Lifestyle Economics Blog

Drinking, heavy drinking and total consumption

Many 'public health' policies aimed at reducing harmful alcohol use, such as minimum pricing, are underpinned by a belief in the Total Consumption Model. This model—also known as the Ledermann Hypothesis—says that the heaviest drinkers always consume a fixed proportion of the alcohol sold in a country. Therefore, to reduce the consumption by the heaviest drinkers, the total amount of alcohol consumed in the country has to be reduced. If you reduce total consumption by X per cent, alcohol-related harm will also fall by X per cent. This assumption drives neo-temperance policies that target the entire population. Essentially, it answers the old question of "why should the majority be punished for the sins of the minority" by saying "because it works."

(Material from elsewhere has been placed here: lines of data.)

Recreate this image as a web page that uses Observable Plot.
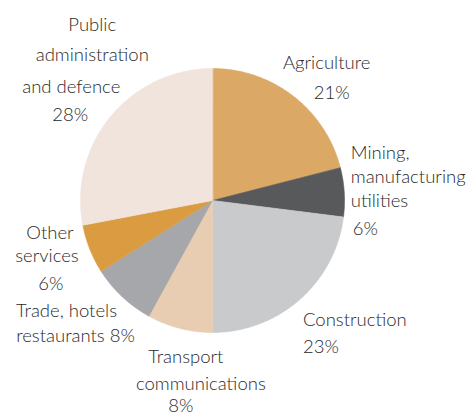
<!DOCTYPE html>
<html>
<head>
<meta charset="utf-8">
<script src="https://cdn.jsdelivr.net/npm/d3@7"></script>
<script src="https://cdn.jsdelivr.net/npm/@observablehq/plot@0.6"></script>
<style>
  html, body { margin: 0; padding: 0; background: #fff; }
  #chart { width: 471px; height: 417px; }
</style>
</head>
<body>
<div id="chart"></div>
<script>
// ---- data ----
const categories = [
  "Agriculture",
  "Mining, manufacturing utilities",
  "Construction",
  "Transport communications",
  "Trade, hotels restaurants",
  "Other services",
  "Public administration and defence"
];
const shares = [21, 6, 23, 8, 8, 6, 28];
const colors = ["#dba865", "#58595b", "#c9cacc", "#e9cdb3", "#a6a7aa", "#db9c41", "#f0e4dc"];
const labelText = [
  ["Agriculture", "21%"],
  ["Mining,", "manufacturing", "utilities", "6%"],
  ["Construction", "23%"],
  ["Transport", "communications", "8%"],
  ["Trade, hotels", "restaurants 8%"],
  ["Other", "services", "6%"],
  ["Public", "administration", "and defence", "28%"]
];

// ---- layout (not data) ----
const W = 471, H = 417, CX = 212, CY = 200, R = 132;
const labelRadius = 1.3;
const labelAnchor = ["middle", "start", "start", "middle", "middle", "middle", "middle"];
// per-line pixel offsets from the label anchor point
const labelOffsets = [
  [[9, -2], [14, 28]],
  [[-33, -37], [-33, -13], [-33, 11], [-31, 39]],
  [[-23, -9], [-23, 18]],
  [[16, -10], [31, 17], [11, 39]],
  [[-28.5, -15], [-19.5, 10]],
  [[-3, -31], [-6, -8], [-2, 20]],
  [[12, -66], [12, -36], [-9, -4], [-10, 24]]
];

const arcs = d3.pie().sort(null).value(d => d)(shares);

// slice outlines in unit-radius coordinates
const slicePts = [];
arcs.forEach((a, i) => {
  const cat = categories[i];
  slicePts.push({cat, x: 0, y: 0});
  const n = Math.max(2, Math.ceil((a.endAngle - a.startAngle) / (Math.PI / 360)));
  for (let k = 0; k <= n; k++) {
    const t = a.startAngle + (a.endAngle - a.startAngle) * k / n;
    slicePts.push({cat, x: Math.sin(t), y: Math.cos(t)});
  }
});

// labels
const labels = [];
arcs.forEach((a, i) => {
  const mid = (a.startAngle + a.endAngle) / 2;
  const bx = labelRadius * Math.sin(mid), by = labelRadius * Math.cos(mid);
  labelText[i].forEach((t, j) => {
    const [dx, dy] = labelOffsets[i][j];
    labels.push({text: t, x: bx + dx / R, y: by - dy / R, anchor: labelAnchor[i]});
  });
});

const xDomain = [-CX / R, (W - CX) / R];
const yDomain = [-(H - CY) / R, CY / R];

const textStyle = {
  text: "text", x: "x", y: "y",
  fontSize: 18.5, fill: "#2a2a2a", fontWeight: 300,
  fontFamily: "Lato, 'Open Sans', sans-serif"
};

const chart = Plot.plot({
  width: W, height: H,
  margin: 0,
  x: {domain: xDomain, axis: null},
  y: {domain: yDomain, axis: null},
  color: {domain: categories, range: colors},
  marks: [
    Plot.line(slicePts, {x: "x", y: "y", z: "cat", fill: "cat", stroke: "cat", strokeWidth: 0.6, curve: "linear-closed"}),
    Plot.text(labels.filter(d => d.anchor === "middle"), {...textStyle, textAnchor: "middle"}),
    Plot.text(labels.filter(d => d.anchor === "start"), {...textStyle, textAnchor: "start"})
  ]
});
document.getElementById("chart").appendChild(chart);
</script>
</body>
</html>
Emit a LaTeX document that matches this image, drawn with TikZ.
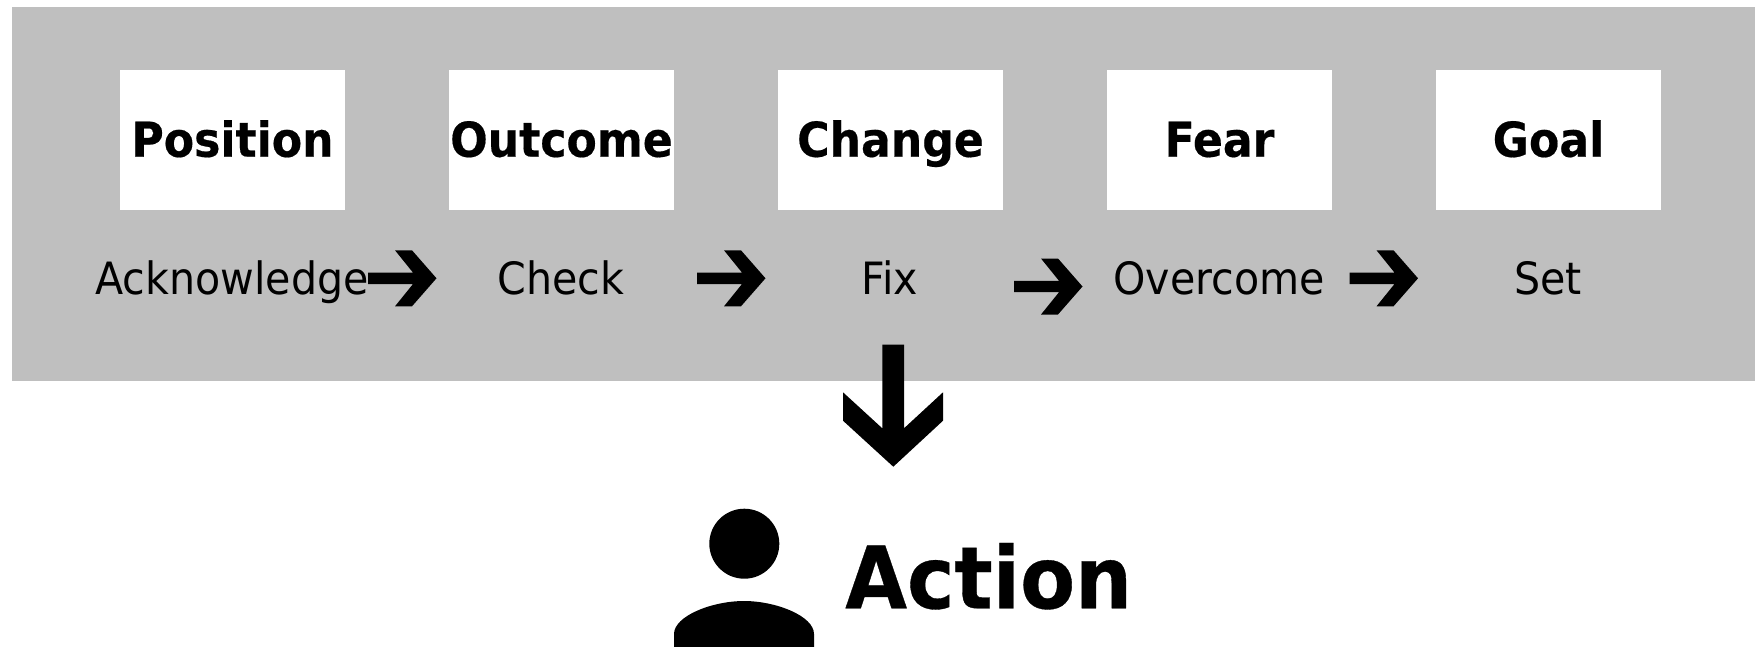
\documentclass[tikz,border=0pt]{standalone}
\usepackage{fontspec}
\setmainfont{DejaVu Sans}
\newfontfamily\regfont[FakeStretch=0.925]{DejaVu Sans}
\newfontfamily\boldfont[FakeStretch=0.92,FakeBold=0.4]{DejaVu Sans Bold}
\newfontfamily\bigboldfont[FakeStretch=0.93,FakeBold=0.4]{DejaVu Sans Bold}
\tikzset{
  panel/.style={fill=panelgray,draw=none},
  titlebox/.style={fill=white,draw=none,minimum width=225pt,minimum height=140pt,inner sep=0pt,text height=40pt,text depth=6.6pt,font=\boldfont\fontsize{48}{48}\selectfont},
  sublabel/.style={inner sep=0pt,anchor=base,font=\regfont\fontsize{44.5}{44.5}\selectfont},
  bigtext/.style={inner sep=0pt,anchor=base west,font=\bigboldfont\fontsize{86}{86}\selectfont},
  blockarrow/.pic={
    \fill[black] (0,-5.7) -- (45,-5.7) -- (27,-28) -- (44,-28) -- (68.5,0) -- (44,28) -- (27,28) -- (45,5.7) -- (0,5.7) -- cycle;
  }
}
\definecolor{panelgray}{HTML}{BFBFBF}
\begin{document}
\begin{tikzpicture}[x=1pt,y=-1pt]
\useasboundingbox (0,0) rectangle (1755,646);
\begin{scope}
\clip (0,0) rectangle (1755,646);
\fill[panel] (12,7) rectangle (1760,381);

\node[titlebox] (position) at (232.5,140) {Position};
\node[titlebox] (outcome) at (561.5,140) {Outcome};
\node[titlebox] (change) at (890.5,140) {Change};
\node[titlebox] (fear) at (1219.5,140) {Fear};
\node[titlebox] (goal) at (1548.5,140) {Goal};

\node[sublabel] (acknowledge) at (232,294) {Acknowledge};
\node[sublabel] (check) at (561,294) {Check};
\node[sublabel] (fix) at (890,294) {Fix};
\node[sublabel] (overcome) at (1219,294) {Overcome};
\node[sublabel] (set) at (1548,294) {Set};

\coordinate (a1) at (368,278.3);
\coordinate (a2) at (697,278.3);
\coordinate (a3) at (1014,286.5);
\coordinate (a4) at (1349.5,278.3);
\pic at (a1) {blockarrow};
\pic at (a2) {blockarrow};
\pic at (a3) {blockarrow};
\pic at (a4) {blockarrow};

\fill[black] (882.3,344.7) -- (904,344.7) -- (904,428.3) -- (943,392.3) -- (943,420.7) -- (893.3,466.7) -- (843,420.7) -- (843,392.3) -- (882.3,428.3) -- cycle;

\fill[black] (744.3,543.7) circle[radius=35];
\fill[black] (674,650) -- (674,634) .. controls (674,616) and (712,601) .. (744,601) .. controls (776,601) and (814,616) .. (814,634) -- (814,650) -- cycle;

\node[bigtext] (action) at (845,608.3) {Action};
\end{scope}
\end{tikzpicture}
\end{document}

But does it? The theory may be elegantly simple, but the real world frequently refuses to abide by it. In the UK, alcohol consumption has fallen by 16 per cent in the past decade without having an impact on alcohol-related hospital admissions. A graph from a recent report from the Centre for Social Justice illustrates the lack of correlation.

Admittedly, hospital admissions data is compromised by the NHS constantly expanding the definition of an alcohol-related admission, but new evidence from Australia also undermines the Total Consumption Model. As in Britain, per capita alcohol consumption has been falling in Australia for some years but alcohol-related harm has continued to rise. It now transpires that the heaviest drinkers have been drinking even more while total consumption has been falling.

From the Herald Sun:

'Australia's binge drinkers have graduated into super binge drinkers consuming more than 3090 standard drinks a year.

This equates to 38 litres of alcohol a year - nearly four times the Australian average of 10 litres of alcohol a year.

Ten years ago binge drinkers were drinking 3000 standard drinks a year now they are drinking an extra 90 standard drinks a year - and half the alcohol consumed in Australia is drunk by the top 10 per cent of drinkers.

This explains why even though nationally the average amount of alcohol consumed has declined there are more hospitalisations, alcohol ED presentations and cirrhosis of the liver cases.

While most of us have been cutting back what we drink, the heavy drinkers have been making up for this by increasing what they drink.'

This is clearly inconsistent with the Total Consumption Model, but total consumption is a poor indicator of alcohol-related harm. The graph below shows alcohol consumption amongst different socio-economic groups in the UK as measured by occupation. (A-C: Managerial and professional, D-E: Intermediate, F-H: Routine and Manual.)

The wealthiest groups (A to C) consume the most alcohol while the poorest groups consume the least. We might therefore expect rates of alcohol-related mortality to be highest amongst the wealthiest groups and lowest amongst the poorest groups. In fact, the pattern of alcohol-related death goes in the opposite direction, with the group that drinks the least having the highest rate while the group that drinks the most has the lowest rate.

No sensible person would look at the inverse correlation between consumption and harm shown in these two graphs and conclude that the answer is to get the poorest group to drink more. We know that group averages contain extremes. The poorest group contains many people who drink heavily and many people who do not drink at all. The best approach would be to target those who are drinking very heavily rather than trying to adjust the average.

There is no obvious reason why patterns of heavy drinking and alcoholism should be influenced by the habits of the median drinker. It is well known that moderate drinkers are more responsive than dependent drinkers to price rises and educational campaigns. The problem with broad, population-based temperance policies is that they reduce consumption amongst those who are not drinking at harmful levels while neglecting those who have a genuine drinking problem.

Tackling alcoholism is not easy and rather than get their hands dirty dealing with the heaviest ten per cent of drinkers, politicians and 'public health professionals' prefer to target the entire population. The effect has been to create a class of the 'worried well' who are responsive to these policies and a class of hardened drinkers who are not.

In Australia, the penny seems to have dropped, at least with the researcher who conducted the study mentioned above:

"Overall consumption has dropped but harms have increased. This new evidence about the divergence in habits between heavy and light drinkers goes some way to explaining the apparent contradictions... we need to think about interventions that focus on heaviest drinkers rather than just the whole population."